KOCHI: A vast number of students moving to online media has catered to the emergence of many edu-tech startups across the country. When all the platforms delivered their courses in English, a startup from Kochi took a different road by offering courses in vernacular languages. Avodha, a vernacular upskilling platform founded by 24-year-old Joseph E George currently has 20 different courses in four regional languages.“The courses are available primarily in Malayalam, Tamil, Telugu and Kannada. We are offering six of our courses in Hindi as well. English is available, but we focus more on offering our services in the regional languages,” says Joseph.

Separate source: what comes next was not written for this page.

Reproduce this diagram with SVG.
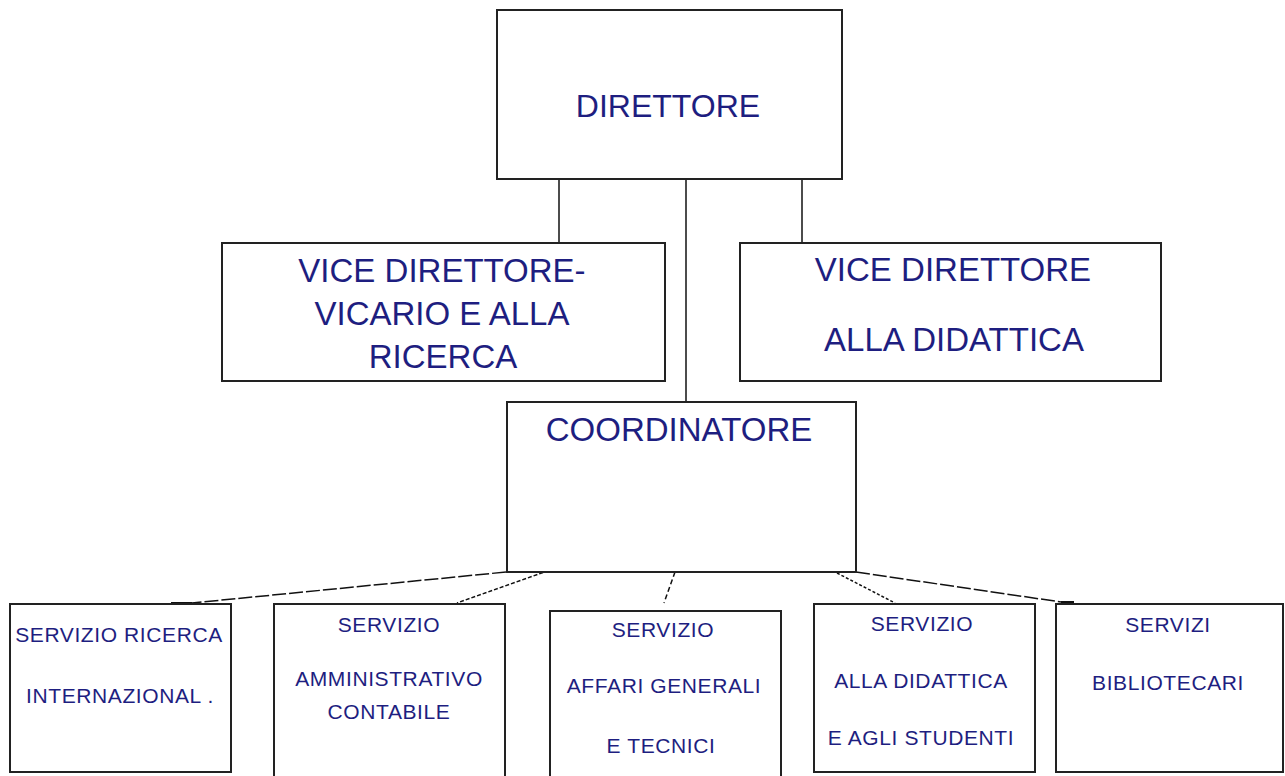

Joseph, in his second year of college, developed an open-source notes aggregator app, Vidya Education Application, where students can upload their notes and curriculum and access it anytime. The BA History student was able to develop the app by learning coding through YouTube. During the production process, he realised many people aren’t able to learn using YouTube as most of the content is in English. “I believe language shouldn’t be a barrier,” says Joseph.
Coding, digital marketing, accounting, are a few of the 20 upskilling courses offered in Avodha. At the start of the venture, Joseph took up several roles — he built the platform, taught classes, and took care of the sales as well. At present, it has 500 employees and around 1,500 freelancers. “We now have around 70,000 students,” he added.

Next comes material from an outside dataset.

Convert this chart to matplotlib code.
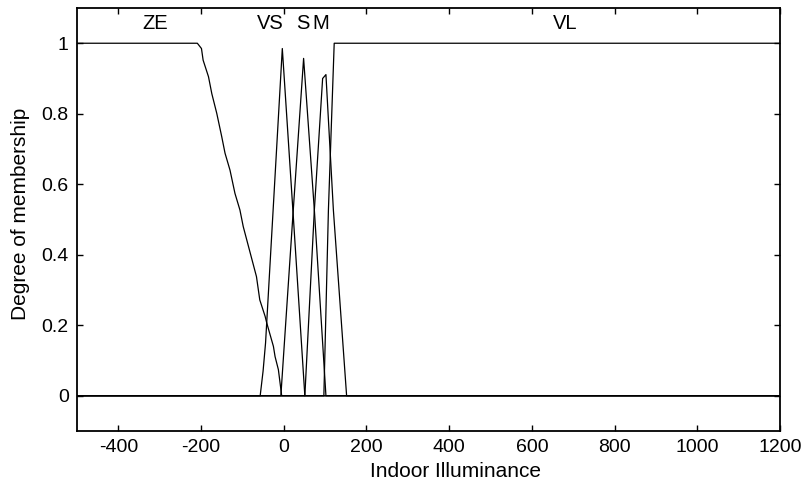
import matplotlib
matplotlib.use("Agg")
from matplotlib import pyplot as plt

plt.rcParams['font.family'] = ['Liberation Sans', 'DejaVu Sans']
plt.rcParams['axes.unicode_minus'] = False

# membership functions
ze_x = [-500, -209, -199, -195, -182, -174, -162, -150, -142, -130, -118, -106, -98, -82, -66, -58, -45, -41, -25, -21, -13, -5, 0, 1200]
ze_y = [1, 1, 0.985, 0.952, 0.905, 0.857, 0.801, 0.735, 0.688, 0.640, 0.574, 0.527, 0.480, 0.409, 0.338, 0.272, 0.225, 0.206, 0.140, 0.111, 0.074, 0.0, 0, 0]

vs_x = [-500, -57, -50, -44, -3.5, 23, 51, 1200]
vs_y = [0, 0, 0.07, 0.15, 0.985, 0.51, 0, 0]

s_x = [-500, -7, 23, 48, 74, 102, 1200]
s_y = [0, 0, 0.527, 0.957, 0.527, 0, 0]

m_x = [-500, 51, 74, 94, 102, 120, 152, 1200]
m_y = [0, 0, 0.527, 0.90, 0.911, 0.527, 0, 0]

vl_x = [-500, 97, 108, 122, 1200]
vl_y = [0, 0, 0.527, 1, 1]

mf_names = ["ZE", "VS", "S", "M", "VL"]
name_x = [-311, -33, 46, 90, 680]
name_y = 1.057

fig = plt.figure(figsize=(8.08, 4.9), dpi=100)
ax = fig.add_axes([0.0953, 0.1204, 0.8700, 0.8633])

for xs, ys in [(ze_x, ze_y), (vs_x, vs_y), (s_x, s_y), (m_x, m_y), (vl_x, vl_y)]:
	ax.plot(xs, ys, color="black", linewidth=0.9)

for name, nx in zip(mf_names, name_x):
	ax.text(nx, name_y, name, ha="center", va="center", fontsize=14.5)

ax.set_xlim(-500, 1200)
ax.set_ylim(-0.1, 1.1)
ax.set_xticks(range(-400, 1201, 200))
ax.set_yticks([0, 0.2, 0.4, 0.6, 0.8, 1])
ax.set_yticklabels(["0", "0.2", "0.4", "0.6", "0.8", "1"])
ax.tick_params(direction="in", length=4, width=1, top=True, right=True, labelsize=14, pad=6)
for sp in ax.spines.values():
	sp.set_linewidth(1.3)

ax.set_xlabel("Indoor Illuminance", fontsize=15)
ax.xaxis.set_label_coords(0.538, -0.073)
ax.set_ylabel("Degree of membership", fontsize=15)
ax.yaxis.set_label_coords(-0.067, 0.513)

fig.savefig("out.png", dpi=100)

Students can switch courses if they haven’t completed 30 per cent of the course. According to Joseph, students will not be charged any amount if they switch to a different course. Also, if the students don’t complete the course in three months, the company would allow its users to extend the course timing. For all the courses, Avodha follows uniform pricing, including those which cost more than one lakh in general. “We don’t want money to be a hindrance for students to find their passion,” adds Joseph. Though the total cost of each course is `12,800, the students have to pay only `2,800, the rest can be paid once they get a job through their platform.
“Most of the students are studying to get a job. If the educational institution fails to ensure that they are employable, then the hefty fee would go in vain. We follow the income-sharing model, and it is quite popular in the USA and Europe,” says Joseph. Avodha’s job portal helps students to connect with better job opportunities upon completion of the course.
Apart from having the software courses, the young entrepreneur has set his foot in the hardware arena, making Avodha the first startup in India to impart skill development in hardware. “We are in the process of launching courses like electric vehicle engineering. As the government and private sector are pushing to get the electric vehicle consumption up, we need mechanics in the space, and the present market has a huge deficiency for that,” informs Joseph. The company has its physical outlets in Thiruvananthapuram, Kochi, Kannur, Hyderabad, and Coimbatore.